Iraqi officials said on Monday that Sunni Arab militants have seized the Al-Waleed border post between Iraq and Syria.

The capture of the post means that all official crossings with Iraq’s neighbor to the west are outside government control.

The two other official crossings between Iraq and Syria, Al-Qaim and Rabia, are also outside government hands, with militants holding the first and security forces from the country’s autonomous Kurdish region in control of the second.

There is only one official crossing between Iraq and Jordan, at Tirbil, some 370 kilometers (230 miles) east of Amman.

There is confusion over who controls the Iraqi side of the crossing, with some reports saying fighters from the Islamic State of Iraq and the Levant (ISIL) has overrun it and others saying it is under the control of Sunni tribes.

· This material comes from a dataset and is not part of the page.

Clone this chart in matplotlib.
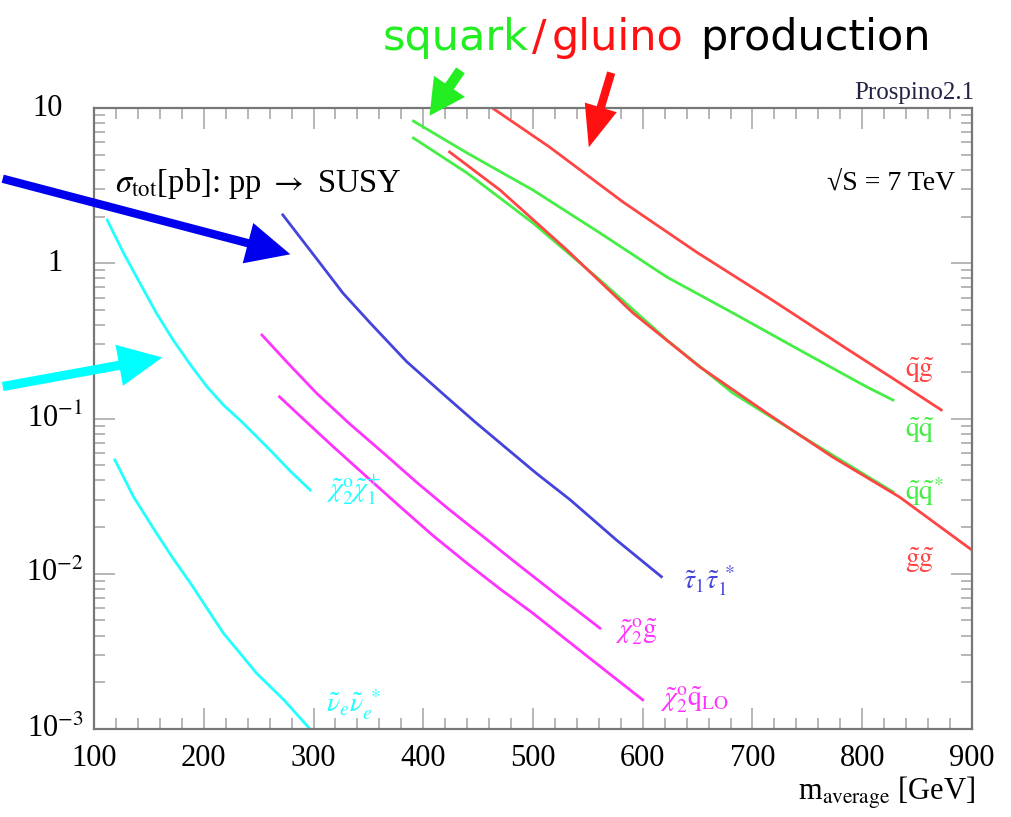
import matplotlib
matplotlib.use('Agg')
import matplotlib.pyplot as plt
from matplotlib.patches import FancyArrowPatch
from matplotlib.ticker import MultipleLocator, LogLocator, NullFormatter

plt.rcParams['mathtext.fontset'] = 'stix'
plt.rcParams['font.family'] = ['Liberation Serif', 'DejaVu Serif']

# cross sections (mass in GeV, sigma in pb)
m_n2c1 = [112, 127, 142, 157, 172, 188, 203, 218, 233, 248, 263, 279, 297]
s_n2c1 = [1.90, 1.16, 0.741, 0.475, 0.321, 0.221, 0.160, 0.122, 0.0977, 0.0767, 0.0600, 0.0457, 0.0346]

m_snu = [119, 136, 157, 172, 188, 203, 218, 233, 248, 273, 299]
s_snu = [0.0541, 0.0313, 0.0182, 0.01256, 0.00867, 0.00598, 0.00413, 0.00308, 0.00229, 0.00154, 0.00096]

m_stau = [272, 306, 327, 352, 385, 421, 447, 473, 503, 534, 576, 617]
s_stau = [2.05, 1.0, 0.640, 0.410, 0.232, 0.138, 0.0953, 0.0668, 0.0444, 0.0299, 0.0165, 0.00957]

m_n2g = [253, 276, 303, 333, 364, 394, 424, 455, 485, 523, 561]
s_n2g = [0.345, 0.230, 0.145, 0.0923, 0.0597, 0.0388, 0.0258, 0.01726, 0.01167, 0.00719, 0.00446]

m_n2q = [269, 294, 318, 349, 379, 409, 440, 470, 500, 550, 600]
s_n2q = [0.138, 0.0944, 0.0658, 0.0418, 0.0270, 0.01758, 0.01167, 0.00798, 0.00556, 0.00292, 0.00154]

m_qq = [391, 440, 500, 561, 622, 682, 743, 804, 828]
s_qq = [8.24, 5.13, 2.96, 1.567, 0.815, 0.479, 0.276, 0.160, 0.1315]

m_qqbar = [391, 440, 500, 561, 622, 682, 743, 804, 828]
s_qqbar = [6.41, 3.81, 1.816, 0.780, 0.321, 0.146, 0.0783, 0.0427, 0.0337]

m_gg = [424, 470, 531, 591, 652, 713, 773, 834, 900]
s_gg = [5.21, 2.96, 1.216, 0.479, 0.215, 0.1084, 0.0565, 0.0312, 0.0142]

m_qg = [463, 515, 582, 649, 718, 785, 834, 872]
s_qg = [10.0, 5.61, 2.48, 1.180, 0.579, 0.284, 0.170, 0.1135]

CYAN = '#22ffff'
BLUE = '#4444dd'
MAG = '#ff33ff'
GREEN = '#44ee44'
RED = '#ff4444'

fig = plt.figure(figsize=(10.11, 8.17), dpi=100)
ax = fig.add_axes([0.093, 0.1077, 0.8684, 0.7601])

lw = 2.0
ax.plot(m_n2c1, s_n2c1, color=CYAN, lw=lw)
ax.plot(m_snu, s_snu, color=CYAN, lw=lw)
ax.plot(m_stau, s_stau, color=BLUE, lw=lw)
ax.plot(m_n2g, s_n2g, color=MAG, lw=lw)
ax.plot(m_n2q, s_n2q, color=MAG, lw=lw)
ax.plot(m_qq, s_qq, color=GREEN, lw=lw)
ax.plot(m_qqbar, s_qqbar, color=GREEN, lw=lw)
ax.plot(m_gg, s_gg, color=RED, lw=lw)
ax.plot(m_qg, s_qg, color=RED, lw=lw)

ax.set_yscale('log')
ax.set_xlim(100, 900)
ax.set_ylim(1e-3, 10)

# ROOT-like frame and ticks
for sp in ax.spines.values():
    sp.set_color('#777777')
    sp.set_linewidth(1.6)
ax.xaxis.set_major_locator(MultipleLocator(100))
ax.xaxis.set_minor_locator(MultipleLocator(20))
ax.yaxis.set_major_locator(LogLocator(base=10))
ax.yaxis.set_minor_locator(LogLocator(base=10, subs=range(2, 10)))
ax.yaxis.set_minor_formatter(NullFormatter())
ax.tick_params(which='both', direction='in', top=True, right=True, color='#aaaaaa', width=1.2)
ax.tick_params(which='major', length=15)
ax.tick_params(which='minor', length=8)
ax.tick_params(axis='x', labelsize=22, pad=11)
ax.tick_params(axis='y', labelleft=False)

ytick_vals = [10, 1, 0.1, 0.01, 0.001]
ytick_txt = ['10', '1', '10$^{-1}$', '10$^{-2}$', '10$^{-3}$']
ytick_off = [-0.036, -0.036, -0.012, -0.012, -0.012]
ytr = ax.get_yaxis_transform()
for v, t, o in zip(ytick_vals, ytick_txt, ytick_off):
    ax.text(o, v, t, transform=ytr, ha='right', va='center', fontsize=22)

# texts inside the frame
ax.text(0.024, 0.879, r'$\sigma_{\rm tot}$[pb]: pp $\rightarrow$ SUSY', transform=ax.transAxes,
        ha='left', va='center', fontsize=23.5)
ax.text(0.981, 0.879, '\u221aS = 7 TeV', transform=ax.transAxes,
        ha='right', va='center', fontsize=20)
ax.text(1.003, 1.006, 'Prospino2.1', transform=ax.transAxes, ha='right', va='bottom',
        fontsize=18, color='#222244')

lab = dict(ha='left', va='center', fontsize=20)
ax.text(839, 0.205, r'$\tilde{\rm q}\tilde{\rm g}$', color=RED, **lab)
ax.text(839, 0.0843, r'$\tilde{\rm q}\tilde{\rm q}$', color=GREEN, **lab)
ax.text(839, 0.0336, r'$\tilde{\rm q}\tilde{\rm q}^{*}$', color=GREEN, **lab)
ax.text(839, 0.0123, r'$\tilde{\rm g}\tilde{\rm g}$', color=RED, **lab)
ax.text(637, 0.0091, r'$\tilde{\tau}_1\tilde{\tau}_1^{\ *}$', color=BLUE, **lab)
ax.text(575, 0.00422, r'$\tilde{\chi}^{\rm o}_2\tilde{\rm g}$', color=MAG, **lab)
ax.text(616, 0.00154, r'$\tilde{\chi}^{\rm o}_2\tilde{\rm q}_{\rm LO}$', color=MAG, **lab)
ax.text(311, 0.0347, r'$\tilde{\chi}^{\rm o}_2\tilde{\chi}^{+}_1$', color=CYAN, **lab)
ax.text(311, 0.00143, r'$\tilde{\nu}_e\tilde{\nu}_e^{\ *}$', color=CYAN, **lab)

fig.text(975 / 1011, 1 - 800 / 817, r'm$_{\rm average}$ [GeV]', ha='right', va='baseline', fontsize=22)

# hand-drawn annotation on top
def px(x, y):
    return (x / 1011, 1 - y / 817)

head = dict(ha='left', va='baseline', fontsize=31, family='DejaVu Sans')
fig.text(*px(383, 50), 'squark', color='#22ee22', **head)
fig.text(*px(532, 50), '/', color='#ff1111', **head)
fig.text(*px(552, 50), 'gluino', color='#ff1111', **head)
fig.text(*px(700, 50), 'production', color='black', **head)


def arrow(p0, p1, color, tail, hw, hl):
    a = FancyArrowPatch(px(*p0), px(*p1), transform=fig.transFigure,
                        arrowstyle='simple,head_length=%g,head_width=%g,tail_width=%g' % (hl, hw, tail),
                        mutation_scale=30, color=color, lw=0)
    fig.add_artist(a)


arrow((0, 178), (293, 255), '#0000ee', 0.2, 1.0, 1.05)
arrow((0, 387), (165, 357), '#00ffff', 0.22, 1.0, 1.05)
arrow((462, 68), (428, 118), '#22ee22', 0.25, 0.9, 0.85)
arrow((612, 70), (588, 150), '#ff1111', 0.2, 0.8, 1.0)

fig.savefig('out.png', dpi=100)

Jordanian officials say trucks and cars are passing through the crossing normally.

An offensive in Iraq led by the powerful ISIL has sparked fears in Amman that the jihadists will take the fight to Jordan.

Already struggling to cope with hosting more than 600,000 Syrian refugees, Jordan has long faced a challenge in dealing with its own jihadists, many of whom have joined ISIL and other al-Qaida-linked groups in neighboring Iraq and Syria.